Exactly, the perfect difficulty is one that forces you to engage with more of the game mechanics, not less. For example in Witcher 3 when I play on normal I would walk into monster fights half cocked and still do fine, but on harder difficulties I actually need to do homework on what the monster is and prepare accordingly with potions and oils or else I get trounced.


You can pretty much fuck RNG games into the dirt by leveling up stats like luck.
I'm not sure of any games that does that. Even fallout NV I think luck is just for crits and gambling, it doesn't improve base chances to hit. The main problem with RNG based games is that the dice rolls can feel biased, Xcom is especially bad with its 95% really means 75% nonsense.
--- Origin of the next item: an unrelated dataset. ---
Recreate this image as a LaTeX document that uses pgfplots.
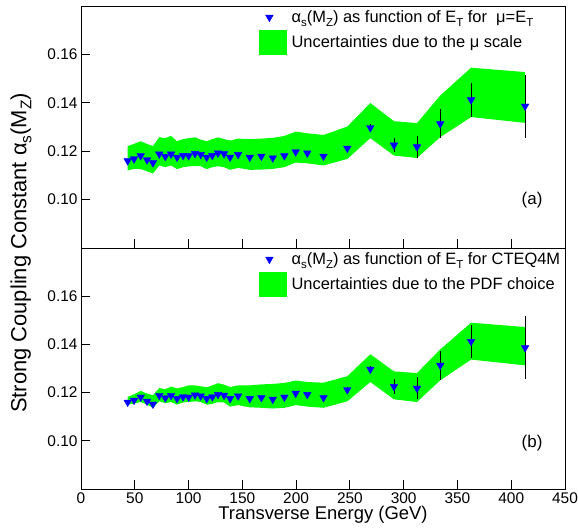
\documentclass[border=0pt]{standalone}
\usepackage{pgfplots}
\usepackage{pgfplotstable}
\pgfplotsset{compat=1.18}
\usepackage{fontspec}
\setmainfont{Liberation Sans}
\definecolor{rootgreen}{RGB}{0,255,0}
\definecolor{rootblue}{RGB}{0,0,255}
\newcommand\lsub[1]{\raisebox{-0.22em}{\fontsize{11.5}{11.5}\selectfont #1}}
\newcommand\ysub[1]{\raisebox{-0.22em}{\fontsize{15.5}{15.5}\selectfont #1}}

\pgfplotstableread{
x y e
43.4 0.1160 0
49.3 0.1168 0
55.5 0.1181 0
61.4 0.1164 0
66.9 0.1152 0
72.8 0.1188 0
78.4 0.1178 0
83.7 0.1188 0
89.3 0.1175 0
94.9 0.1182 0
100.1 0.1181 0
106.0 0.1190 0
111.3 0.1186 0
116.9 0.1175 0
122.1 0.1182 0
127.4 0.1192 0
133.0 0.1189 0
138.6 0.1175 0
146.1 0.1186 0
156.9 0.1175 0
167.7 0.1179 0
178.3 0.1172 0
189.1 0.1181 0
199.6 0.1197 0
210.4 0.1192 0
225.5 0.1179 0
247.6 0.1212 0.001
269.0 0.1297 0.0015
291.0 0.1225 0.003
312.4 0.1218 0.0045
334.0 0.1313 0.006
362.7 0.1412 0.007
412.9 0.1386 0.013
}\pts

% band (a): upper edge left to right, then lower edge right to left
\pgfplotstableread{
x y
43.4 0.1221
49.3 0.1230
55.5 0.1241
61.4 0.1230
66.9 0.1221
72.8 0.1258
78.4 0.1254
83.7 0.1263
89.3 0.1241
94.9 0.1250
100.1 0.1254
106.0 0.1257
111.3 0.1248
116.9 0.1241
122.1 0.1250
127.4 0.1257
133.0 0.1250
138.6 0.1244
146.1 0.1252
156.9 0.1250
167.7 0.1252
178.3 0.1255
189.1 0.1263
199.6 0.1281
210.4 0.1274
225.5 0.1267
247.6 0.1302
269.0 0.1399
291.0 0.1324
312.4 0.1316
334.0 0.1430
362.7 0.1545
412.9 0.1527
412.9 0.1317
362.7 0.1341
334.0 0.1258
312.4 0.1172
291.0 0.1182
269.0 0.1254
247.6 0.1168
225.5 0.1141
210.4 0.1150
199.6 0.1153
189.1 0.1134
178.3 0.1127
167.7 0.1124
156.9 0.1123
146.1 0.1131
138.6 0.1123
133.0 0.1134
127.4 0.1138
122.1 0.1134
116.9 0.1126
111.3 0.1138
106.0 0.1139
100.1 0.1137
94.9 0.1134
89.3 0.1126
83.7 0.1141
78.4 0.1134
72.8 0.1141
66.9 0.1108
61.4 0.1117
55.5 0.1126
49.3 0.1127
43.4 0.1120
}\banda

% band (b): upper edge left to right, then lower edge right to left
\pgfplotstableread{
x y
43.4 0.1182
49.3 0.1193
55.5 0.1207
61.4 0.1196
66.9 0.1189
72.8 0.1219
78.4 0.1214
83.7 0.1225
89.3 0.1217
94.9 0.1223
100.1 0.1230
106.0 0.1230
111.3 0.1226
116.9 0.1222
122.1 0.1230
127.4 0.1239
133.0 0.1233
138.6 0.1223
146.1 0.1230
156.9 0.1230
167.7 0.1234
178.3 0.1236
189.1 0.1240
199.6 0.1250
210.4 0.1244
225.5 0.1241
247.6 0.1268
269.0 0.1359
291.0 0.1288
312.4 0.1281
334.0 0.1379
362.7 0.1490
412.9 0.1472
412.9 0.1313
362.7 0.1337
334.0 0.1251
312.4 0.1161
291.0 0.1172
269.0 0.1244
247.6 0.1164
225.5 0.1137
210.4 0.1142
199.6 0.1148
189.1 0.1137
178.3 0.1134
167.7 0.1137
156.9 0.1139
146.1 0.1148
138.6 0.1142
133.0 0.1159
127.4 0.1161
122.1 0.1153
116.9 0.1150
111.3 0.1161
106.0 0.1164
100.1 0.1161
94.9 0.1159
89.3 0.1150
83.7 0.1161
78.4 0.1156
72.8 0.1164
66.9 0.1137
61.4 0.1150
55.5 0.1161
49.3 0.1154
43.4 0.1150
}\bandb

\pgfplotsset{
  panel/.style={
    scale only axis, width=484bp,
    xmin=0, xmax=450, ymin=0.08, ymax=0.18,
    xtick={0,50,...,450},
    ytick={0.10,0.12,0.14,0.16},
    yticklabels={0.10,0.12,0.14,0.16},
    scaled y ticks=false,
    tick align=inside, xtick pos=bottom, ytick pos=left,
    major tick length=9bp,
    /pgf/number format/assume math mode=true,
    tick label style={font=\fontsize{15.5}{16}\selectfont},
    axis line style={line width=0.8bp},
    every tick/.style={black, line width=0.8bp},
    legend style={at={(0.3678,0.99)}, anchor=north west,
      draw=none, fill=none, inner sep=0pt, row sep=4bp, column sep=3bp,
      font=\fontsize{16.5}{16.5}\selectfont},
    legend cell align=left,
  },
}

\begin{document}
\begin{tikzpicture}
\path[use as bounding box] (0,0) rectangle (578bp,529bp);

\begin{axis}[panel, at={(81bp,281bp)}, anchor=south west, height=242bp,
  xticklabels={}]
  \addlegendimage{only marks, mark=triangle*, mark size=4.4bp,
    mark options={rotate=180, fill=rootblue, draw=rootblue},
    legend image post style={xshift=1.5bp}}
  \addlegendentry{α\lsub{s}(M\lsub{Z}) as function of E\lsub{T} for \ μ=E\lsub{T}}
  \addlegendimage{legend image code/.code={\fill[rootgreen] (0bp,-12bp) rectangle (27bp,12bp);}}
  \addlegendentry{Uncertainties due to the μ scale}
  \addplot[fill=rootgreen, draw=none, forget plot] table[x=x, y=y] {\banda} -- cycle;
  \addplot[forget plot, only marks, mark=triangle*, mark size=4.4bp,
    mark options={rotate=180, fill=rootblue, draw=rootblue},
    error bars/y dir=both, error bars/y explicit, error bars/error mark=none,
    error bars/error bar style={black, line width=0.8bp}]
    table[x=x, y=y, y error=e] {\pts};
  \node[font=\fontsize{17}{17}\selectfont] at (rel axis cs:0.932,0.198) {(a)};
\end{axis}

\begin{axis}[panel, at={(81bp,40bp)}, anchor=south west, height=241bp,
  xlabel={Transverse Energy (GeV)},
  xlabel style={font=\fontsize{18.5}{18.5}\selectfont, yshift=4bp}]
  \addlegendimage{only marks, mark=triangle*, mark size=4.4bp,
    mark options={rotate=180, fill=rootblue, draw=rootblue},
    legend image post style={xshift=1.5bp}}
  \addlegendentry{α\lsub{s}(M\lsub{Z}) as function of E\lsub{T} for CTEQ4M}
  \addlegendimage{legend image code/.code={\fill[rootgreen] (0bp,-12bp) rectangle (27bp,12bp);}}
  \addlegendentry{Uncertainties due to the PDF choice}
  \addplot[fill=rootgreen, draw=none, forget plot] table[x=x, y=y] {\bandb} -- cycle;
  \addplot[forget plot, only marks, mark=triangle*, mark size=4.4bp,
    mark options={rotate=180, fill=rootblue, draw=rootblue},
    error bars/y dir=both, error bars/y explicit, error bars/error mark=none,
    error bars/error bar style={black, line width=0.8bp}]
    table[x=x, y=y, y error=e] {\pts};
  \node[font=\fontsize{17}{17}\selectfont] at (rel axis cs:0.932,0.19) {(b)};
\end{axis}

\node[rotate=90, font=\fontsize{22}{22}\selectfont] at (21bp,276bp)
  {Strong Coupling Constant α\ysub{s}(M\ysub{Z})};
\end{tikzpicture}
\end{document}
I don't like games that are heavy on RNG. It's why I don't like rogue-likes much. I love Xcom, but won't play it above normal because the game rigs the dice in the CPUs favour.
I think Valkeria Chronicals does Xcom shooting better than Xcom because instead of using percentages it uses a reticle that you manually aim. So if the circle is bigger than the target, you will get some miss shots (most classes fire bursts so each bullet has a chance to hit), but if the circle is smaller than the target, every shot hits them. This is great because:
  • It gives a visual representation on your chance to hit so you don't feel ripped off when you miss.
  • You need to weigh the pros and cons of risky head shots vs safer body shots.
  • Rushing an enemy with a shock trooper and mag dumping a machine gun into his face feels really good.
It no longer feels like a dice roll and you have a lot more control over your actions.
(VC 1 and 4 are great games if you want an Anime ww2 turn based tactics game)
 
I just realized, that with the very advanced livery editors in today's racing games, and the amazing liveries that you can create with them, makes me thankful that those are the equivalent of various cosmetic microtransactions in other games, i.e. weapon and character skins, but liveries are free and created mostly by the community. And it's probably thankful that racing games haven't decided to monetize liveries (I think), when they just monetize the cars instead.

Also, when it comes to cosmetics, I don't really mind the more outrageous looking skins that some games have, as SMITE comes to mind as one example. The way that Hi-Rez will be handling how skins transfer over to SMITE 2, does sound scummy as hell though, but it's not too out of place for Hi-Rez, sadly.